“We need an asset-management company with its own distribution network in Italy, owned by a bank,” Chief Executive Officer Pietro Giuliani said in an interview in Milan. “We are looking for a big acquisition in Italy, and should an interesting opportunity arise we could raise money through a convertible bond issue or a rights offer.”
Azimut has about 550 million euros ($752 million) of cash available, and a transaction may be closed this year or next, Giuliani said. While the Milan-based company isn’t in talks with potential sellers, it is “open to negotiations with banks interested in selling their asset-management companies, and setting up a long-term distribution agreement with the banks themselves.”
The firm would consider talks with companies including Banco Popolare SC (BP), should the Verona, Italy-based lender want to dispose of its Aletti-Gestielle asset-management unit, the CEO said. Banco Popolare announced plans last week to sell as much as 1.5 billion euros of stock to repay debt and boost capital.
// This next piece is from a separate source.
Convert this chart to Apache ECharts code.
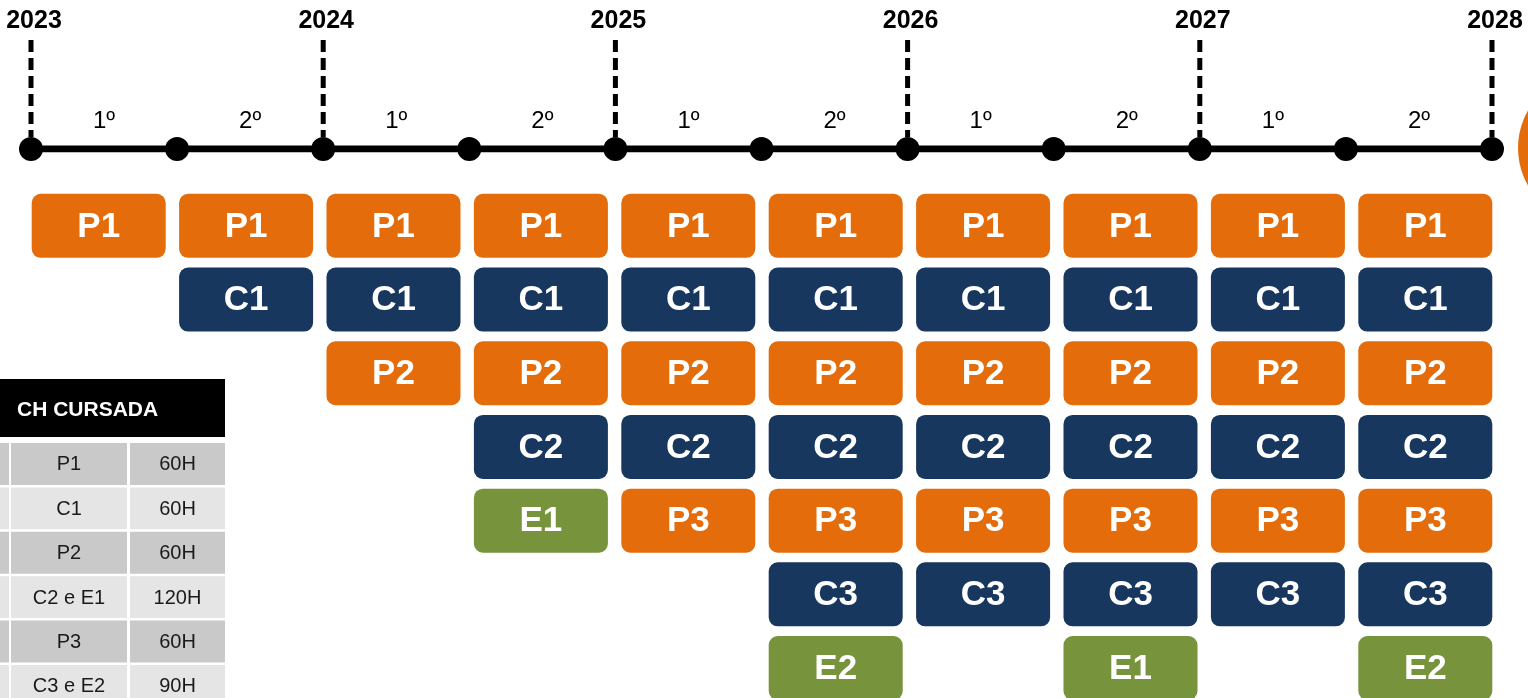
<!DOCTYPE html>
<html>
<head>
<meta charset="utf-8">
<script src="https://cdn.jsdelivr.net/npm/echarts@6/dist/echarts.min.js"></script>
<style>
  html, body { margin: 0; padding: 0; background: #fff; }
  #main { width: 1528px; height: 698px; }
</style>
</head>
<body>
<div id="main"></div>
<script>
// dados
const years = ['2023', '2024', '2025', '2026', '2027', '2028'];
const semesters = ['1º', '2º', '1º', '2º', '1º', '2º', '1º', '2º', '1º', '2º'];
const semesterCourses = [
  ['P1'],
  ['P1', 'C1'],
  ['P1', 'C1', 'P2'],
  ['P1', 'C1', 'P2', 'C2', 'E1'],
  ['P1', 'C1', 'P2', 'C2', 'P3'],
  ['P1', 'C1', 'P2', 'C2', 'P3', 'C3', 'E2'],
  ['P1', 'C1', 'P2', 'C2', 'P3', 'C3'],
  ['P1', 'C1', 'P2', 'C2', 'P3', 'C3', 'E1'],
  ['P1', 'C1', 'P2', 'C2', 'P3', 'C3'],
  ['P1', 'C1', 'P2', 'C2', 'P3', 'C3', 'E2']
];
const tableTitle = 'CH CURSADA';
const tableSubjects = ['P1', 'C1', 'P2', 'C2 e E1', 'P3', 'C3 e E2'];
const tableHours = ['60H', '60H', '60H', '120H', '60H', '90H'];

// cores
const ORANGE = '#E46C0A';
const NAVY = '#17375E';
const GREEN = '#77933C';
const FONT = '"Liberation Sans", Arial, sans-serif';

const colorOf = (name) => {
  if (name[0] === 'P') return ORANGE;
  if (name[0] === 'C') return NAVY;
  return GREEN;
};

// pontos da linha do tempo (limites dos semestres)
const timelinePoints = [];
for (let i = 0; i <= semesters.length; i++) timelinePoints.push([i, 0]);

const yearData = years.map((y, i) => [i * 2, 0, y]);
const semesterData = semesters.map((s, i) => [i + 0.5, 0, s]);

const boxData = [];
semesterCourses.forEach((list, col) => {
  list.forEach((name, row) => boxData.push([col + 0.5, row + 0.5, name]));
});

const tableData = [];
tableSubjects.forEach((s, row) => {
  tableData.push([0, row, '']);
  tableData.push([1, row, s]);
  tableData.push([2, row, tableHours[row]]);
});
// bordas das colunas da tabela (px a partir da esquerda do grid)
const colEdges = [[-200, 9], [11, 127], [130, 225]];

// passo das linhas (px) — os grids terminam na borda da tela
const BOX_TOP = 189, BOX_STEP = 73.7;
const TABLE_TOP = 443, TABLE_STEP = 44.4;
const H = 698;

const chart = echarts.init(document.getElementById('main'));

const option = {
  animation: false,
  grid: [
    { left: 31, right: 36, top: 40, height: 109 },
    { left: 25, width: 1474, top: BOX_TOP, height: H - BOX_TOP },
    { left: 0, width: 225, top: TABLE_TOP, height: H - TABLE_TOP }
  ],
  xAxis: [
    { gridIndex: 0, type: 'value', min: 0, max: 10, show: false },
    { gridIndex: 1, type: 'value', min: 0, max: 10, show: false },
    { gridIndex: 2, type: 'value', min: 0, max: 3, show: false }
  ],
  yAxis: [
    { gridIndex: 0, type: 'value', min: 0, max: 1, show: false },
    { gridIndex: 1, type: 'value', min: 0, max: (H - BOX_TOP) / BOX_STEP, inverse: true, show: false },
    { gridIndex: 2, type: 'value', min: 0, max: (H - TABLE_TOP) / TABLE_STEP, inverse: true, show: false }
  ],
  graphic: [
    {
      type: 'circle',
      shape: { cx: 1593, cy: 148, r: 75 },
      style: { fill: ORANGE },
      z: 0
    }
  ],
  series: [
    // linhas tracejadas dos anos
    {
      type: 'custom',
      xAxisIndex: 0,
      yAxisIndex: 0,
      data: yearData,
      clip: false,
      z: 1,
      renderItem: (params, api) => {
        const p0 = api.coord([api.value(0), 0]);
        const p1 = api.coord([api.value(0), 1]);
        return {
          type: 'group',
          children: [
            {
              type: 'line',
              shape: { x1: p0[0], y1: p1[1], x2: p0[0], y2: p0[1] - 12 },
              style: { stroke: '#000', lineWidth: 5, lineDash: [12, 6] }
            },
            {
              type: 'text',
              style: {
                text: yearData[params.dataIndex][2],
                x: p0[0] + 3,
                y: p1[1] - 19,
                align: 'center',
                verticalAlign: 'middle',
                fill: '#000',
                font: 'bold 25px ' + FONT
              }
            }
          ]
        };
      }
    },
    // linha do tempo
    {
      type: 'line',
      xAxisIndex: 0,
      yAxisIndex: 0,
      data: timelinePoints,
      symbol: 'circle',
      symbolSize: 24,
      itemStyle: { color: '#000' },
      lineStyle: { color: '#000', width: 7 },
      z: 3
    },
    // rótulos dos semestres
    {
      type: 'custom',
      xAxisIndex: 0,
      yAxisIndex: 0,
      data: semesterData,
      clip: false,
      renderItem: (params, api) => {
        const p = api.coord([api.value(0), 0]);
        return {
          type: 'text',
          style: {
            text: semesterData[params.dataIndex][2],
            x: p[0],
            y: p[1] - 28,
            align: 'center',
            verticalAlign: 'middle',
            fill: '#000',
            font: '24px ' + FONT
          }
        };
      }
    },
    // caixas das disciplinas
    {
      type: 'custom',
      xAxisIndex: 1,
      yAxisIndex: 1,
      data: boxData,
      clip: false,
      renderItem: (params, api) => {
        const c = api.coord([api.value(0), api.value(1)]);
        const name = boxData[params.dataIndex][2];
        const w = 134, h = 64;
        return {
          type: 'group',
          children: [
            {
              type: 'rect',
              shape: { x: c[0] - w / 2, y: c[1] - h / 2, width: w, height: h, r: 9 },
              style: { fill: colorOf(name) }
            },
            {
              type: 'text',
              style: {
                text: name,
                x: c[0],
                y: c[1] + 1,
                align: 'center',
                verticalAlign: 'middle',
                fill: '#fff',
                font: 'bold 35px ' + FONT
              }
            }
          ]
        };
      }
    },
    // cabeçalho da tabela
    {
      type: 'custom',
      xAxisIndex: 2,
      yAxisIndex: 2,
      data: [[0, 0, tableTitle]],
      clip: false,
      renderItem: (params, api) => {
        const p = api.coord([0, 0]);
        return {
          type: 'group',
          children: [
            {
              type: 'rect',
              shape: { x: p[0], y: p[1] - 64, width: 225, height: 58 },
              style: { fill: '#000' }
            },
            {
              type: 'text',
              style: {
                text: tableTitle,
                x: p[0] + 17,
                y: p[1] - 33,
                align: 'left',
                verticalAlign: 'middle',
                fill: '#fff',
                font: 'bold 21px ' + FONT
              }
            }
          ]
        };
      }
    },
    // células da tabela
    {
      type: 'custom',
      xAxisIndex: 2,
      yAxisIndex: 2,
      data: tableData,
      clip: false,
      renderItem: (params, api) => {
        const col = api.value(0);
        const row = api.value(1);
        const top = api.coord([0, row]);
        const bottom = api.coord([0, row + 1]);
        const left = top[0];
        const e = colEdges[col];
        const x0 = left + e[0], x1 = left + e[1];
        const y0 = top[1], y1 = bottom[1] - 2.5;
        return {
          type: 'group',
          children: [
            {
              type: 'rect',
              shape: { x: x0, y: y0, width: x1 - x0, height: y1 - y0 },
              style: { fill: row % 2 === 0 ? '#C9C9C9' : '#E5E5E5' }
            },
            {
              type: 'text',
              style: {
                text: tableData[params.dataIndex][2],
                x: (x0 + x1) / 2,
                y: (y0 + y1) / 2 + 1,
                align: 'center',
                verticalAlign: 'middle',
                fill: '#1a1a1a',
                font: '20px ' + FONT
              }
            }
          ]
        };
      }
    }
  ]
};

chart.setOption(option);
</script>
</body>
</html>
A Banco Popolare spokesman didn’t immediately comment when reached by phone.
“A potential big acquisition in Italy could be a catalyst for 2014,” Elena Perini, a Milan-based analyst at Banca IMI SpA, wrote in a note today. “We consider it more as an opportunity than a risk, as we believe that management would finalize it only on condition of value accretion for shareholders.”
Azimut rose as much as 4.4 percent in Milan trading and was up 4.2 percent to 21.35 euros by 4:58 p.m. The stock advanced 66 percent in the past 12 months, giving the company a market value of about 3 billion euros.
Azimut is working on a business plan that will be released by this fall, Giuliani said. The company, which expects to report 2013 net income of 145 million euros to 160 million euros, forecast a profit for 2014 in line with the average estimate of 175 million euros from eight analysts surveyed by Bloomberg.
The company plans a dividend on 2013 earnings in line with last year, “unless extraordinary operations materialize in the meantime, absorbing cash,” the CEO said. Last year Azimut paid a dividend of 55 cents a share.
Giuliani is targeting total new client investments of 2.5 billion euros to 3 billion euros in 2014, assuming current market conditions, compared with 3.2 billion euros last year.
“We are also satisfied on how we’ve started 2014, with net inflows of above 280 million euros in the first 15 days,” Giuliani said in a statement today.
The firm ended 2013 with 24 billion euros under management, and had net income of 110 million euros in the first nine months of last year.
Azimuth’s activities outside Italy, ranging from Brazil and Turkey to Singapore and China, “already exceeded break-even and are expected to account for 10 percent of assets under management this year,” Giuliani said. “Assets abroad may exceed assets under management from Italian clients in five to 10 years.”